Sometimes nothing changes from year to year. Other times, 365 days offers the opportunity for resurgence.
"To me, when you feed off one another it makes everybody better,” Jordan said. “It reminds me of when I played in Atlanta with Andruw Jones. He made me a better defensive player because I enjoyed watching him make great catches, how he played defense. And I fed off him.”
That certainly seems to be the case in Atlanta. The primary component in the three Braves' significantly high value comes from their prowess and efficiency in the field. They comprise the top defensive outfield in baseball, with each player ranking among the seven best outfielders in terms of Fangraphs’ ultimate zone rating (UZR) – a statistic that quantifies the number of runs saved relative to an "average" fielder at a player's position. If all three play at least 150 games this season, they are on pace to prevent around 70 opponent runs from crossing the plate.
Heyward, from the very start, proved to be an excellent fielder, and he has improved this aspect of his game every season. Prado has fielded his position exceptionally well the past two seasons. But the conversation always drifts back to Bourn, the one leg of the tripod absent at this juncture a year ago.
“He’s the catalyst,” Jordan said.
He's a Gold Glove-quality center fielder — his ultimate zone rating is tops in the National League at any position. He's a nightmare on the base paths. By any statistical calculation, Bourn's all-around production through the first 81 games elevated him into first-class company. Perhaps through osmosis, it appears to have seeped to his left and right.
But if Bourn provides the foundation, Heyward holds the tools to build it into a skyscraper. His preternatural physical gifts were rumored long before he stepped into Turner Field’s dugouts. His batting practices became NASA field exercises.
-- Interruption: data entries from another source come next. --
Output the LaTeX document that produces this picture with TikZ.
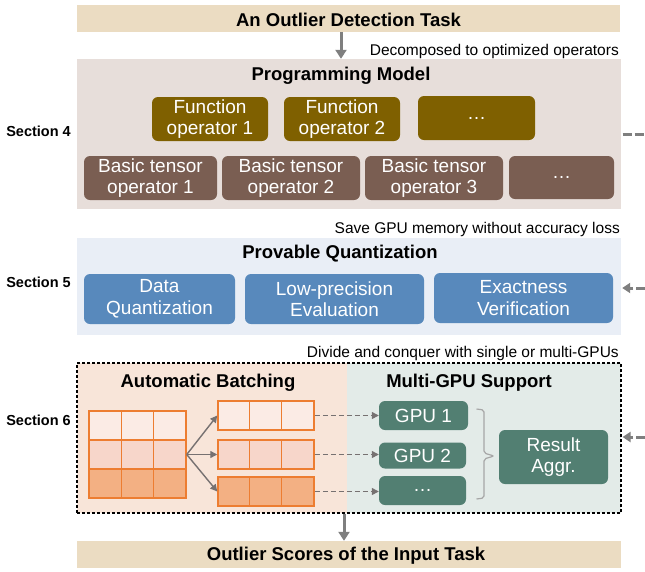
\documentclass[tikz,border=0pt]{standalone}
\usepackage{fontspec}
\setmainfont{Liberation Sans}
\usetikzlibrary{arrows.meta,calc}
\definecolor{beige}{HTML}{EBDCC2}
\definecolor{pmbg}{HTML}{E7DEDA}
\definecolor{fobox}{HTML}{7F6000}
\definecolor{btbox}{HTML}{7A5E52}
\definecolor{pqbg}{HTML}{E9EEF6}
\definecolor{bluebox}{HTML}{5889BC}
\definecolor{orbg}{HTML}{F8E5D9}
\definecolor{grbg}{HTML}{E3EBE8}
\definecolor{teal}{HTML}{527F72}
\definecolor{garrow}{HTML}{7F7F7F}
\definecolor{thinarrow}{HTML}{767171}
\definecolor{orline}{HTML}{ED7D31}
\definecolor{rowA}{HTML}{FBEBE5}
\definecolor{rowB}{HTML}{F7D6CA}
\definecolor{rowC}{HTML}{F3B083}
\definecolor{bracec}{HTML}{A6A6A6}
\tikzset{
  panel/.style={rectangle,inner sep=0pt,anchor=center},
  opbox/.style={rectangle,rounded corners=6pt,inner sep=0pt,text=white,align=center,
    font=\fontsize{19}{21.5}\selectfont},
  ttl/.style={font=\bfseries\fontsize{18.5}{20}\selectfont,inner sep=0pt},
  note/.style={font=\fontsize{15.5}{17}\selectfont,inner sep=0pt,anchor=east},
  seclbl/.style={font=\bfseries\fontsize{14.5}{16}\selectfont,inner sep=0pt},
  bigarrow/.style={draw=garrow,line width=3pt,-{Triangle[length=9pt,width=11pt]}},
  sidearrow/.style={draw=garrow,line width=3pt,dash pattern=on 9pt off 3pt,-{Triangle[length=8pt,width=10pt]}},
  sideline/.style={draw=garrow,line width=3pt,dash pattern=on 9pt off 3pt},
  batcharrow/.style={draw=thinarrow,line width=1.4pt,-{Triangle[length=7pt,width=7pt]}},
  gpuarrow/.style={draw=thinarrow,line width=1.2pt,dash pattern=on 5pt off 3pt,-{Triangle[length=7pt,width=7pt]}},
  gridrow/.style={rectangle,inner sep=0pt,draw=orline,line width=1.5pt,minimum width=96pt,minimum height=29pt},
}
\begin{document}
\begin{tikzpicture}[x=1pt,y=-1pt]
\useasboundingbox (0,0) rectangle (645,571);

% Top task
\node[panel,fill=beige,minimum width=543pt,minimum height=27pt] (task) at (348.5,18.5) {};
\node[ttl] (tasklbl) at (348.5,19.5) {An Outlier Detection Task};

% Programming model
\node[panel,fill=pmbg,minimum width=544pt,minimum height=150pt] (pm) at (349,134) {};
\node[ttl] (pmtitle) at (341,75.5) {Programming Model};
\node[note] (n1) at (619,51) {Decomposed to optimized operators};
\node[seclbl] (s4) at (38.5,131) {Section 4};
\node[opbox,fill=fobox,minimum width=116pt,minimum height=44pt] (fo1) at (210,119) {Function\\operator 1};
\node[opbox,fill=fobox,minimum width=116pt,minimum height=44pt] (fo2) at (342,119) {Function\\operator 2};
\node[opbox,fill=fobox,minimum width=117pt,minimum height=44pt] (fo3) at (476.5,118) {\dots};
\node[opbox,fill=btbox,minimum width=133pt,minimum height=44pt] (bt1) at (150.5,178) {Basic tensor\\operator 1};
\node[opbox,fill=btbox,minimum width=138pt,minimum height=44pt] (bt2) at (291,178) {Basic tensor\\operator 2};
\node[opbox,fill=btbox,minimum width=138pt,minimum height=44pt] (bt3) at (434,178) {Basic tensor\\operator 3};
\node[opbox,fill=btbox,minimum width=105pt,minimum height=43pt] (bt4) at (561.5,177.5) {\dots};

\draw[bigarrow] (task.south -| pmtitle) -- (pm.north -| pmtitle);

% Provable quantization
\node[note] (n2) at (620,229) {Save GPU memory without accuracy loss};
\node[panel,fill=pqbg,minimum width=544pt,minimum height=97pt] (pq) at (349,286.5) {};
\node[ttl] (pqtitle) at (340,253.5) {Provable Quantization};
\node[seclbl] (s5) at (38.5,282) {Section 5};
\node[opbox,fill=bluebox,minimum width=151pt,minimum height=50pt] (dq) at (159.5,299) {Data\\Quantization};
\node[opbox,fill=bluebox,minimum width=179pt,minimum height=50pt] (lp) at (334.5,299) {Low-precision\\Evaluation};
\node[opbox,fill=bluebox,minimum width=179pt,minimum height=50pt] (ev) at (523.5,298) {Exactness\\Verification};

% Section 6
\node[note] (n3) at (619,353) {Divide and conquer with single or multi-GPUs};
\node[panel,fill=orbg,minimum width=270pt,minimum height=150pt] (ab) at (212,438) {};
\node[panel,fill=grbg,minimum width=274pt,minimum height=150pt] (mg) at (484,438) {};
\node[panel,draw=black,line width=1.1pt,dash pattern=on 3pt off 2pt,minimum width=544pt,minimum height=150pt] (sec6) at (349,438) {};
\node[ttl] (abtitle) at (208,382.5) {Automatic Batching};
\node[ttl] (mgtitle) at (469,382.5) {Multi-GPU Support};
\node[seclbl] (s6) at (38.5,420) {Section 6};

% big grid
\node[gridrow,fill=rowA,minimum width=97pt] (bgA) at (137.5,425.5) {};
\node[gridrow,fill=rowB,minimum width=97pt] (bgB) at (137.5,454.5) {};
\node[gridrow,fill=rowC,minimum width=97pt] (bgC) at (137.5,483.5) {};
\draw[orline,line width=1.5pt] (121.3,411) -- (121.3,498) (153.7,411) -- (153.7,498);
\coordinate (split) at (bgB.east);

% small grids
\node[gridrow,fill=rowA] (sg1) at (266,415.5) {};
\node[gridrow,fill=rowB] (sg2) at (266,454.5) {};
\node[gridrow,fill=rowC] (sg3) at (266,491.5) {};
\foreach \r in {sg1,sg2,sg3}{
  \draw[orline,line width=1.5pt] ($(\r.south west)+(32,0)$) -- ($(\r.north west)+(32,0)$)
        ($(\r.south west)+(64,0)$) -- ($(\r.north west)+(64,0)$);
}
\draw[batcharrow] (split) -- (sg1.west);
\draw[batcharrow] (split) -- (sg2.west);
\draw[batcharrow] (split) -- (sg3.west);

% GPUs
\node[opbox,fill=teal,minimum width=89pt,minimum height=29pt] (g1) at (423.5,415.5) {GPU 1};
\node[opbox,fill=teal,minimum width=87pt,minimum height=26pt] (g2) at (422.5,455.5) {GPU 2};
\node[opbox,fill=teal,minimum width=87pt,minimum height=29pt] (g3) at (422.5,490.5) {\dots};
\draw[gpuarrow] (sg1.east) -- (g1.west |- sg1.east);
\draw[gpuarrow] (sg2.east) -- (g2.west |- sg2.east);
\draw[gpuarrow] (sg3.east) -- (g3.west |- sg3.east);

\node[opbox,fill=teal,minimum width=109pt,minimum height=54pt] (res) at (553.5,457) {Result\\Aggr.};
\coordinate (brtop) at (476.5,409);
\coordinate (brbot) at (476.5,499);
\coordinate (brtip) at (494,456);
\draw[bracec,line width=1.2pt,rounded corners=2pt]
  (brtop) -- (484,410) -- (484,453) -- (brtip) -- (484,459) -- (484,498) -- (brbot);

% bottom
\node[panel,fill=beige,minimum width=544pt,minimum height=27pt] (out) at (349,554.5) {};
\node[ttl] (outlbl) at (346,555.5) {Outlier Scores of the Input Task};
\draw[bigarrow] (sec6.south -| 344,0) -- (out.north -| 344,0);

% right edge connectors
\coordinate (e4) at (645,134);
\coordinate (e5) at (645,288);
\coordinate (e6) at (645,437);
\draw[sideline] ($(pm.east |- e4)+(1.5,0)$) -- (e4);
\draw[sidearrow] (e5) -- ($(pq.east |- e5)+(1,0)$);
\draw[sidearrow] (e6) -- ($(sec6.east |- e6)+(1,0)$);
\end{tikzpicture}
\end{document}
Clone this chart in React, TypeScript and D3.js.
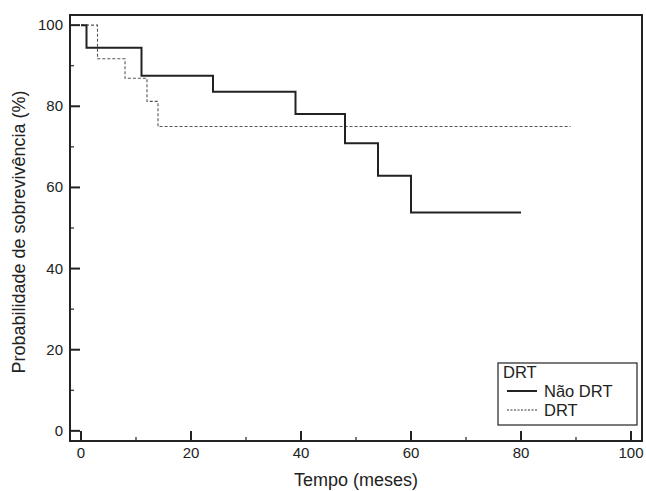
import React from "react";
import * as d3 from "d3";

// Kaplan-Meier steps
const naoDrtTempo = [0, 1, 11, 24, 39, 48, 54, 60, 80];
const naoDrtProb = [100, 94.4, 87.5, 83.6, 78.1, 70.9, 62.9, 53.8, 53.8];
const drtTempo = [0, 3, 8, 12, 14, 89];
const drtProb = [100, 91.7, 86.9, 81.2, 75, 75];

const xTicks = [0, 20, 40, 60, 80, 100];
const yTicks = [0, 20, 40, 60, 80, 100];
const xMinor = [10, 30, 50, 70, 90];
const yMinor = [10, 30, 50, 70, 90];

const width = 646;
const height = 491;
const font = "'Liberation Sans', Arial, sans-serif";
const ink = "#222";

const App = () => {
  const left = 70, right = 642, top = 15, bottom = 441;

  const x = d3.scaleLinear().domain([-2, 102]).range([left, right]);
  const y = d3.scaleLinear().domain([-2.5, 102.5]).range([bottom, top]);

  const line = d3
    .line<[number, number]>()
    .x((d) => x(d[0]))
    .y((d) => y(d[1]))
    .curve(d3.curveStepAfter);

  const naoDrt = naoDrtTempo.map((t, i) => [t, naoDrtProb[i]] as [number, number]);
  const drt = drtTempo.map((t, i) => [t, drtProb[i]] as [number, number]);

  // legend box
  const lg = { x: 498, y: 363, w: 139, h: 62 };

  return (
    <svg
      width={width}
      height={height}
      style={{ position: "absolute", left: 0, top: 0, background: "#fff" }}
      fontFamily={font}
    >
      {/* curves */}
      <path d={line(drt) || ""} fill="none" stroke="#555" strokeWidth={1.1} strokeDasharray="3,2" />
      <path d={line(naoDrt) || ""} fill="none" stroke={ink} strokeWidth={2} />

      {/* ticks, pointing inward */}
      {xTicks.map((t) => (
        <g key={"xt" + t}>
          <line x1={x(t)} x2={x(t)} y1={bottom} y2={bottom - 10} stroke={ink} strokeWidth={2} />
          <text x={x(t)} y={bottom + 17} textAnchor="middle" fontSize={15} fill={ink}>
            {t}
          </text>
        </g>
      ))}
      {xMinor.map((t) => (
        <line key={"xm" + t} x1={x(t)} x2={x(t)} y1={bottom} y2={bottom - 4} stroke={ink} strokeWidth={1.2} />
      ))}
      {yTicks.map((t) => (
        <g key={"yt" + t}>
          <line x1={left} x2={left + 10} y1={y(t)} y2={y(t)} stroke={ink} strokeWidth={2} />
          <text x={left - 7} y={y(t) + 5} textAnchor="end" fontSize={15} fill={ink}>
            {t}
          </text>
        </g>
      ))}
      {yMinor.map((t) => (
        <line key={"ym" + t} x1={left} x2={left + 4} y1={y(t)} y2={y(t)} stroke={ink} strokeWidth={1.2} />
      ))}

      {/* frame */}
      <rect x={left} y={top} width={right - left} height={bottom - top} fill="none" stroke={ink} strokeWidth={2} />

      {/* axis titles */}
      <text x={356} y={486} textAnchor="middle" fontSize={18} fill={ink}>
        Tempo (meses)
      </text>
      <text
        transform={`translate(25, 232) rotate(-90)`}
        textAnchor="middle"
        fontSize={18}
        fill={ink}
      >
        Probabilidade de sobrevivência (%)
      </text>

      {/* legend */}
      <rect x={lg.x} y={lg.y} width={lg.w} height={lg.h} fill="#fff" stroke={ink} strokeWidth={1.2} />
      <text x={lg.x + 5} y={lg.y + 15} fontSize={16.5} fill={ink}>
        DRT
      </text>
      <line x1={lg.x + 9} x2={lg.x + 39} y1={lg.y + 28} y2={lg.y + 28} stroke={ink} strokeWidth={2} />
      <text x={lg.x + 46} y={lg.y + 34} fontSize={16.5} fill={ink}>
        Não DRT
      </text>
      <line x1={lg.x + 9} x2={lg.x + 39} y1={lg.y + 47} y2={lg.y + 47} stroke="#333" strokeWidth={1} strokeDasharray="2,1.5" />
      <text x={lg.x + 46} y={lg.y + 53} fontSize={16.5} fill={ink}>
        DRT
      </text>
    </svg>
  );
};

export default App;
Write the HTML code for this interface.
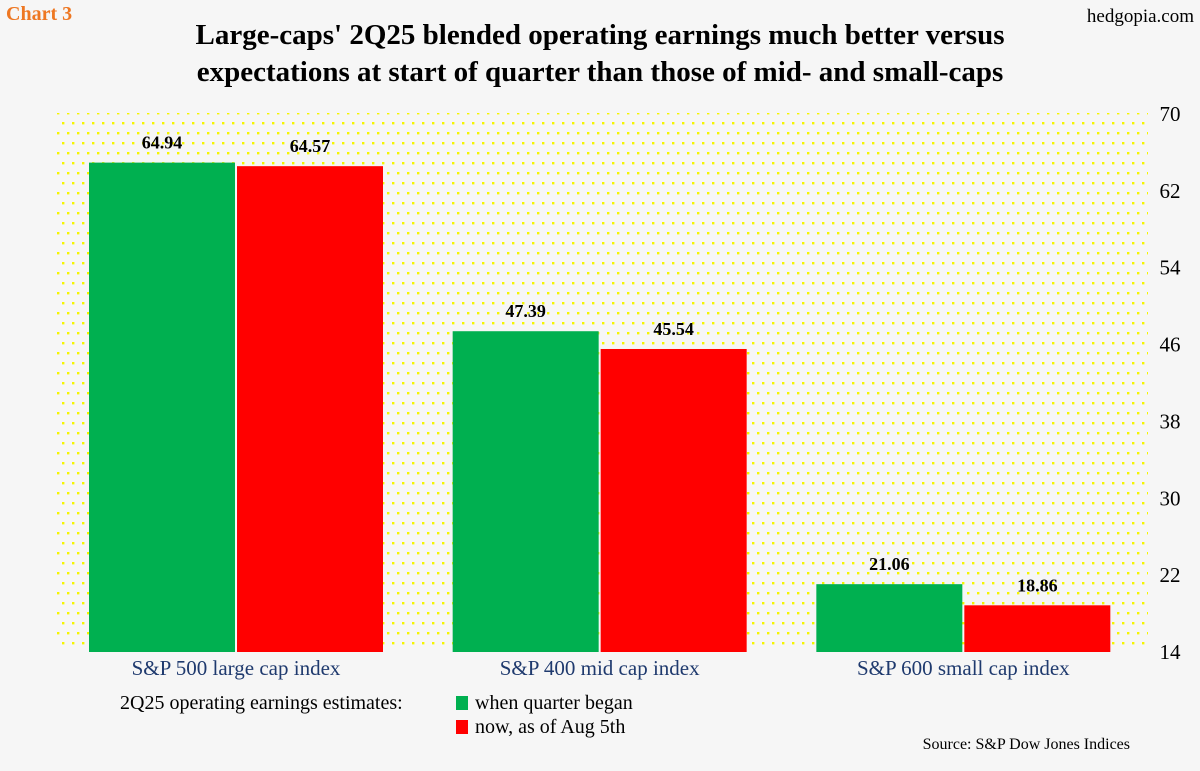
<!DOCTYPE html>
<html><head><meta charset="utf-8"><style>
body{margin:0;width:1200px;height:766px;background:#f6f6f6;overflow:hidden;font-family:"Liberation Serif",serif;}
</style></head><body>
<svg width="1200" height="766" xmlns="http://www.w3.org/2000/svg">
<defs><pattern id="dots" width="10" height="20" patternUnits="userSpaceOnUse">
<rect x="2" y="2" width="2.4" height="2.4" fill="#f5f500"/><rect x="7" y="12" width="2.4" height="2.4" fill="#f5f500"/></pattern></defs>
<rect width="1200" height="766" fill="#f6f6f6"/>
<text x="6" y="20" font-size="20" font-weight="bold" fill="#ee7722">Chart 3</text>
<text x="1194" y="22" font-size="19" text-anchor="end" fill="#000">hedgopia.com</text>
<text x="600" y="44" font-size="29" font-weight="bold" text-anchor="middle">Large-caps' 2Q25 blended operating earnings much better versus</text>
<text x="600" y="81" font-size="29" font-weight="bold" text-anchor="middle">expectations at start of quarter than those of mid- and small-caps</text>
<rect x="57" y="113" width="1091" height="539" fill="url(#dots)"/>
<g id="g"></g>
<rect x="456" y="696" width="12" height="14" fill="#00b050"/>
<rect x="456" y="720" width="12" height="14" fill="#ff0000"/>
<text x="120" y="709" font-size="20">2Q25 operating earnings estimates:</text>
<text x="475" y="709" font-size="20">when quarter began</text>
<text x="475" y="733" font-size="20">now, as of Aug 5th</text>
<text x="1130" y="749" font-size="16" text-anchor="end">Source: S&amp;P Dow Jones Indices</text>
</svg>
<script>
const categories=["S&P 500 large cap index","S&P 400 mid cap index","S&P 600 small cap index"];
const began=[64.94,47.39,21.06];
const now=[64.57,45.54,18.86];
const ticks=[14,22,30,38,46,54,62,70];
const NS="http://www.w3.org/2000/svg";
const g=document.getElementById("g");
const x0=57,pw=1091,yMin=14,yMax=70,yTop=114,yBot=652;
function y(v){return yBot-(v-yMin)/(yMax-yMin)*(yBot-yTop);}
function mk(t,a,txt){const e=document.createElementNS(NS,t);for(const k in a)e.setAttribute(k,a[k]);if(txt!=null)e.textContent=txt;g.appendChild(e);return e;}
ticks.forEach(t=>{const e=mk("text",{x:1170,y:y(t)+7,"font-size":21,"text-anchor":"middle"},t);

});
const cw=pw/categories.length,bw=146;
categories.forEach((c,i)=>{
 const cx=x0+cw*i;
 [[began,"#00b050",32,"began"],[now,"#ff0000",32+bw+2,"now"]].forEach(([arr,col,off,nm])=>{
  const v=arr[i],bx=cx+off;
  const r=mk("rect",{x:bx,y:y(v),width:bw,height:yBot-y(v),fill:col});
  
  
  const l=mk("text",{x:bx+bw/2,y:y(v)-14,"font-size":18,"font-weight":"bold","text-anchor":"middle"},v.toFixed(2));
  
  
 });
 const cl=mk("text",{x:cx+32+bw+1,y:675,"font-size":21,fill:"#1f3a6e","text-anchor":"middle"},c);
 
 
});
</script>
</body></html>
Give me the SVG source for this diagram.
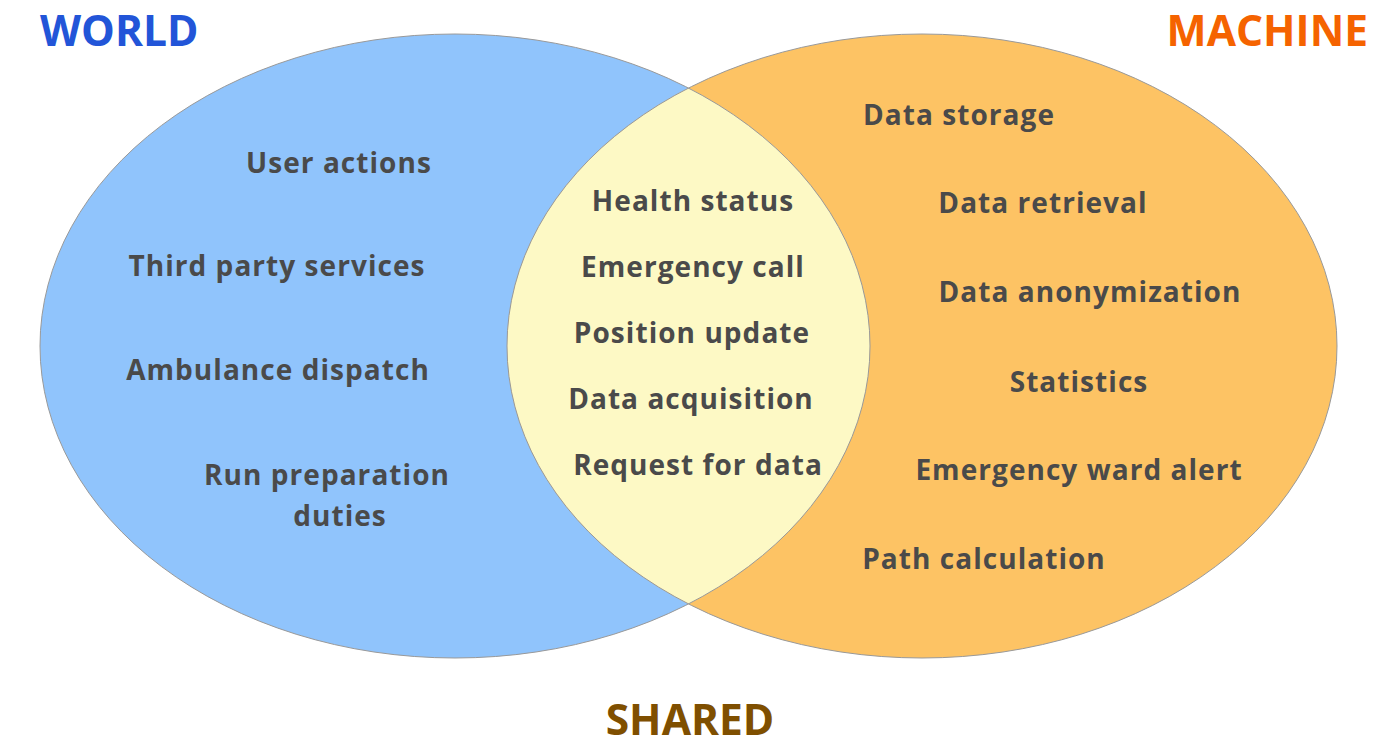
<svg xmlns="http://www.w3.org/2000/svg" width="1379" height="748" viewBox="0 0 1379 748">
<style>
.lbl{font-family:"Open Sans","Noto Sans","Liberation Sans",sans-serif;font-weight:700;font-size:28px;letter-spacing:1.05px;fill:#4a4a4a;text-anchor:middle}
.ttl{font-family:"Open Sans","Noto Sans","Liberation Sans",sans-serif;font-weight:700;font-size:42.5px}
.edge{fill:none;stroke:#999999;stroke-width:1}
</style>
<defs>
<clipPath id="clipLeft"><ellipse cx="455" cy="346" rx="415" ry="312"/></clipPath>
</defs>
<rect width="1379" height="748" fill="#ffffff"/>
<g id="world-set">
<ellipse cx="455" cy="346" rx="415" ry="312" fill="#90c4fc"/>
</g>
<g id="machine-set">
<ellipse cx="922" cy="346" rx="415" ry="312" fill="#fdc364"/>
</g>
<g id="shared-set">
<ellipse cx="922" cy="346" rx="415" ry="312" fill="#fdf9c5" clip-path="url(#clipLeft)"/>
</g>
<g id="outlines">
<ellipse class="edge" cx="455" cy="346" rx="415" ry="312"/>
<ellipse class="edge" cx="922" cy="346" rx="415" ry="312"/>
</g>
<g id="titles">
<text class="ttl" x="40" y="46" fill="#2255d8">WORLD</text>
<text class="ttl" x="1368" y="46" fill="#f56300" text-anchor="end">MACHINE</text>
<text class="ttl" x="690" y="735" fill="#7f4f00" text-anchor="middle">SHARED</text>
</g>
<g id="world-items">
<text class="lbl" x="339" y="173">User actions</text>
<text class="lbl" x="277" y="276">Third party services</text>
<text class="lbl" x="278" y="380">Ambulance dispatch</text>
<text class="lbl" x="327" y="485">Run preparation</text>
<text class="lbl" x="340" y="526">duties</text>
</g>
<g id="shared-items">
<text class="lbl" x="693" y="211">Health status</text>
<text class="lbl" x="693" y="277">Emergency call</text>
<text class="lbl" x="692" y="343">Position update</text>
<text class="lbl" x="691" y="409">Data acquisition</text>
<text class="lbl" x="698" y="475">Request for data</text>
</g>
<g id="machine-items">
<text class="lbl" x="959" y="125">Data storage</text>
<text class="lbl" x="1043" y="213">Data retrieval</text>
<text class="lbl" x="1090" y="302">Data anonymization</text>
<text class="lbl" x="1079" y="392">Statistics</text>
<text class="lbl" x="1079" y="480">Emergency ward alert</text>
<text class="lbl" x="984" y="569">Path calculation</text>
</g>
</svg>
His first at-bat landed in the Braves’ bullpen.
Heyward finished that year with a .277 batting average and 18 home runs, and the rest was intended to be gold-plated history.
But history is not always perfectly linear, especially with myriad forces determined to prevent your success. Pitchers adjust, injuries happen and, soon enough, Jason Heyward was no longer JASON HEYWARD: SUPERSTAR OF TODAY, LEGEND OF TOMORROW.
Phenom lust wears off in short time.
"I think it wore on him as far as the disappointment. The amount of pressure this young man was under his rookie season – being compared to Hank Aaron … hitting a home run in his first at-bat – I mean, that’s a lot of pressure,” Jordan said. “For a young guy to sit out with an injury, that’s a tough pill to swallow. But yet, he was man enough not to say anything because he didn’t want to make excuses.
“Now people are just now seeing that he was injured, that this was the J-Hey people expected.”
But few, if any, expected the totality of this collection to be so dynamic, so effective. And so this Braves outfield enters the second half of 2012 with an opportunity to make its mark on history by attempting to become the first group in the past 25 years to complete a 162-game season with three of the 10 most valuable outfielders in the game.
That, in itself, would be phenomenal. And no one even saw it coming.